Uma das memórias mais persistentes ao longo da
minha vida é a de ir visitar o meu pai ao hospital. Perdemos a conta às operações,
desde um simples arrancar de amígdalas até ao corte e costura das veias das
pernas, um trabalho de patchwork cirúrgico, em cujo último acrescento fomos
informados que já nada havia a fazer. A partir dali era cortar. Um pé.
Esta espada sempre pairou sobre as nossas cabeças
como as nuvens altas que levam chuva mas vão descarregá-la noutros locais. Até um
dia. Não se fala desse dia, não vale a pena, é ir vivendo 24 horas de cada vez
e deixar o tempo passar.
Vai chegar uma altura em que a nuvem não se afasta
e larga uma borrasca em cima de nós. Esse dia tem vindo a aproximar-se,
sorrateiro, e agora manifestou-se oficialmente sob a forma de obrigação de nova
operação, ainda em Janeiro.
Concientes das implicações, estamos em pânico. Damos
força ao doente mas por dentro arrepiamo-nos até ao último osso e contemos a
vontade de chorar.
Sabemos que há coisas piores mas neste momento
esta é a pior de todas.
Imaginamos o amanhã com cadeiras de rodas, com próteses,
com mudanças profundas numa dinâmica de vida que hoje é quase normal, fruto da
utilização do carro. Pensamos num carro adaptado e no euromilhões para o
conseguir.
Pensamos nas nossas próprias vidas e na revolução
a que vão ser sujeitas se quisermos que o meu pai continue a fazer parte das saídas,
que assista aos jogos de andebol do Duarte, aos de pólo aquático do meu
sobrinho, que possa ir visitar amigos, ao café, de férias,…

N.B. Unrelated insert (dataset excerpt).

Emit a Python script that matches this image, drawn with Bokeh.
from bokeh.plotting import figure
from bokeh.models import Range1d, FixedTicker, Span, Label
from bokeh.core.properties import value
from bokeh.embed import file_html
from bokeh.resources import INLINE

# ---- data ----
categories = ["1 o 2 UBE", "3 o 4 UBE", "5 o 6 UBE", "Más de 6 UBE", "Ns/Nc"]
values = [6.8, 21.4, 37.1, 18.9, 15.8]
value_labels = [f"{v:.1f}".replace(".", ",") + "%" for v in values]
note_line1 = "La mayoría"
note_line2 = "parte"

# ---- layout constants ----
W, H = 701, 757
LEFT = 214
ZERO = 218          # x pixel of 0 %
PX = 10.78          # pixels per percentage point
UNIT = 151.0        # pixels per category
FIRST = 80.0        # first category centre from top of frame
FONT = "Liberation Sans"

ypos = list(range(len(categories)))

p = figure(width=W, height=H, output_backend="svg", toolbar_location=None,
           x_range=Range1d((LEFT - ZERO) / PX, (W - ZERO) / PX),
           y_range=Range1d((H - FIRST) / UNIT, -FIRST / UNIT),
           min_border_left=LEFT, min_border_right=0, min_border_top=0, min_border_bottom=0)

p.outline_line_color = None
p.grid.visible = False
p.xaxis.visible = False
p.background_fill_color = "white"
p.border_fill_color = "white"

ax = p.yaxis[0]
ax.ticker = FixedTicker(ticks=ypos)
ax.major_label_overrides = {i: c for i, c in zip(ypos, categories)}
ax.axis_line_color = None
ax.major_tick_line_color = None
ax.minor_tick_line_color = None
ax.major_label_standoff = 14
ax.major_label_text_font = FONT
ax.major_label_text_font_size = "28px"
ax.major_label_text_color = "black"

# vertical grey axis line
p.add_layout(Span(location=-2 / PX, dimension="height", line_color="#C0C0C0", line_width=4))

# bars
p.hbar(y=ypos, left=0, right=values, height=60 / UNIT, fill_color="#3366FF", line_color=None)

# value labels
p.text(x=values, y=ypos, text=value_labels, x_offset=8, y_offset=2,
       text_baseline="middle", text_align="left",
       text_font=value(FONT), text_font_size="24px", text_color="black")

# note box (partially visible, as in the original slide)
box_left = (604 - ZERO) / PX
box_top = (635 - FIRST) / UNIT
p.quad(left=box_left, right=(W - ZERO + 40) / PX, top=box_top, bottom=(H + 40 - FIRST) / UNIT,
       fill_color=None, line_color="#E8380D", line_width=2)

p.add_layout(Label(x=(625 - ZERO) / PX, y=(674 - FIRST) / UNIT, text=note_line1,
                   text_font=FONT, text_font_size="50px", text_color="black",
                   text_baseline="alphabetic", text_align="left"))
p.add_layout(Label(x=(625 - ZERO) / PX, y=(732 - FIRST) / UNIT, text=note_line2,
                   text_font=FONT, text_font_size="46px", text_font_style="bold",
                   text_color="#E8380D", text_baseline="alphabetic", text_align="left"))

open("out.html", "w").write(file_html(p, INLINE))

A última semana foi desgastante para mim em termos
de trabalho e esta notícia arredou-me da vontade de falar e até de escrever,
como se meia dúzia de palavras tivessem o condão de nos paralisar os braços, as
pernas, o pensamento, a vontade própria.
Faço um esforço para me concentrar em tudo sabendo
que a minha condição de bibliotecária, e não de médica, não me fará dar ajuda
substancial mas desajudarei, e muito, se ficar a moer o assunto.
Lembro-me do meu querido M., agora em Angola, e
dos seus conselhos valiosos face a qualquer coisa sobre a qual nada podíamos fazer.

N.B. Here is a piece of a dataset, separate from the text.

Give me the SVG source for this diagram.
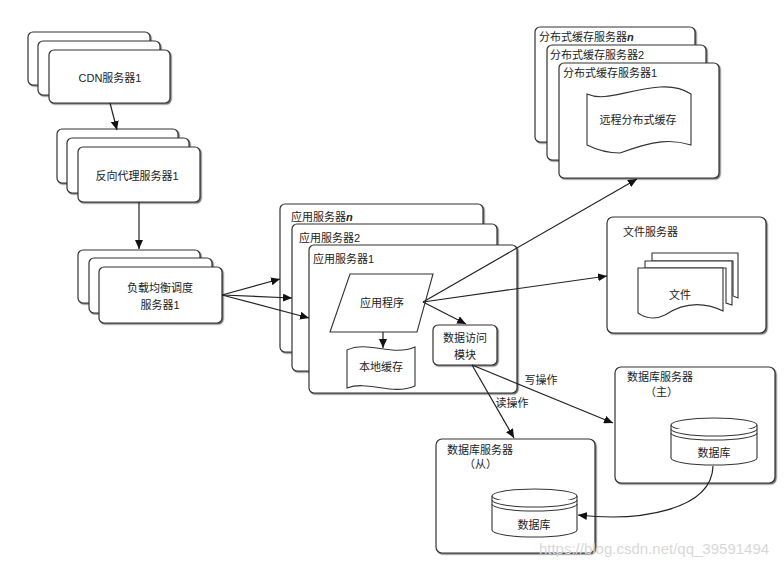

Tento segui-los com pouco sucesso, mas com muito esforço e empenho: dispersar o
pensamento, agarrarmo-nos a mil coisas e instituí-las como essenciais no nosso
cérebro; aceitar dez trabalhos diferentes em simultâneo, estar com amigos e
beber uns copos. Confesso que me apetece e muito… mas por ora entrego-me ao
trabalho que, convenhamos, me tem ajudado bastante e nunca me agradou tanto uma
onda assim como agora.
Pensamento positivo e esperança, convenço-me eu,
rapariga sem fé pois, na verdade, quem tem fé não pode ter esperança. Mas isto
são outros quinhentos para outro dia. Fiquemo-nos pelo pensamento positivo.